Oktar'ın bunu yaparken, özellikle diğer örgüt yöneticileri vasıtasıyla yargılamanın kumpas olduğuna ilişkin kamuoyu oluşturma ve siyasi lobi desteğini alma faaliyetlerine giriştiği vurgulanan iddianamede, ana çatı davasında ceza alan ve cezaevinde bulunan örgüt üyeleriyle mektuplar ve avukatlar aracılığıyla iletişim kuran Oktar'ın, etkin pişmanlıktan yararlanmak isteyen örgüt üyelerini engellemeye çalıştığı bilgisi verildi.

AVUKAT GÖRÜŞMELERİYLE ÖRGÜTE ÜYE KAZANDIRMA AMACI

İddianamede, Adnan Oktar'ın özellikle içeride ve dışarıda bulunan örgüt üyeleri üzerindeki etkinliğini devam ettirmeye çalıştığı da belirtilerek, bu kişinin cezaevinde kaldığı dönemde, özellikle 15 gün gibi kısa sürede yaklaşık 200 avukat ile olağan akışa uygun olmayacak şekilde, "hukuki yardım" adı altında görüşmeler gerçekleştirdiğine dikkat çekildi.

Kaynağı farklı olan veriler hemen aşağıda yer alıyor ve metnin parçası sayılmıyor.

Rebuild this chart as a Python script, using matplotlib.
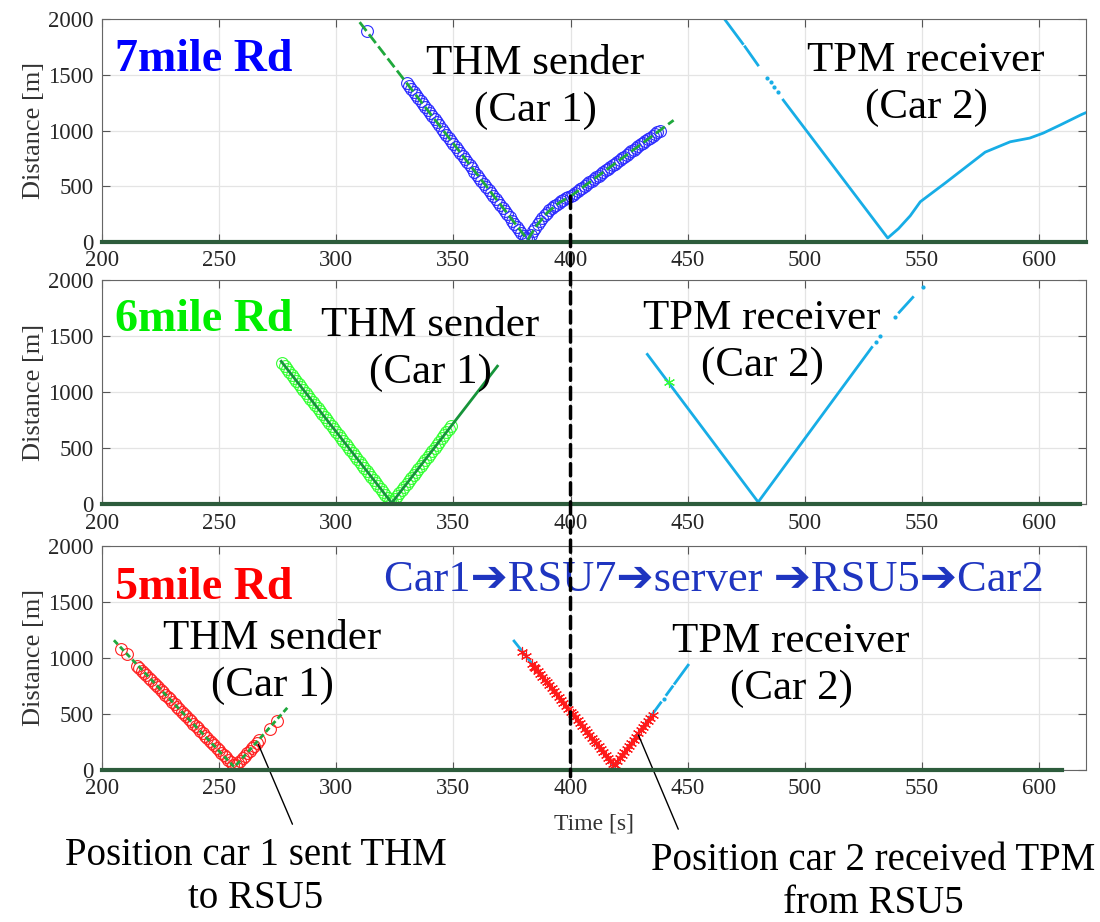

"Bu görüşmelerinde örgüte üye kazandırmayı amaçlamış, cezaevine giriş çıkışı kanuni sınırlar çerçevesinde serbest olan avukatlık mesleğinden faydalanmak üzere cezaevi dışındaki örgütsel tavır ve davranışları yönlendirmeye çalışmıştır. Bu hususun tespit edilmesi neticesinde şüpheli hakkında avukat görüşlerinin kısıtlanması yoluna gidilmiştir." ifadeleri yer bulan iddianamede, Oktar ile ilgili ayrıca, örgütü diri tutmanın yanı sıra hem yargılanan hem deşifre olan örgüt üyelerinin yerine yeni örgüt üyeleri kazandırmayı amaçladığı ve en kolay yol olan avukatları vasıtasıyla talimatlarını aktarmaya çalıştığı dile getirildi.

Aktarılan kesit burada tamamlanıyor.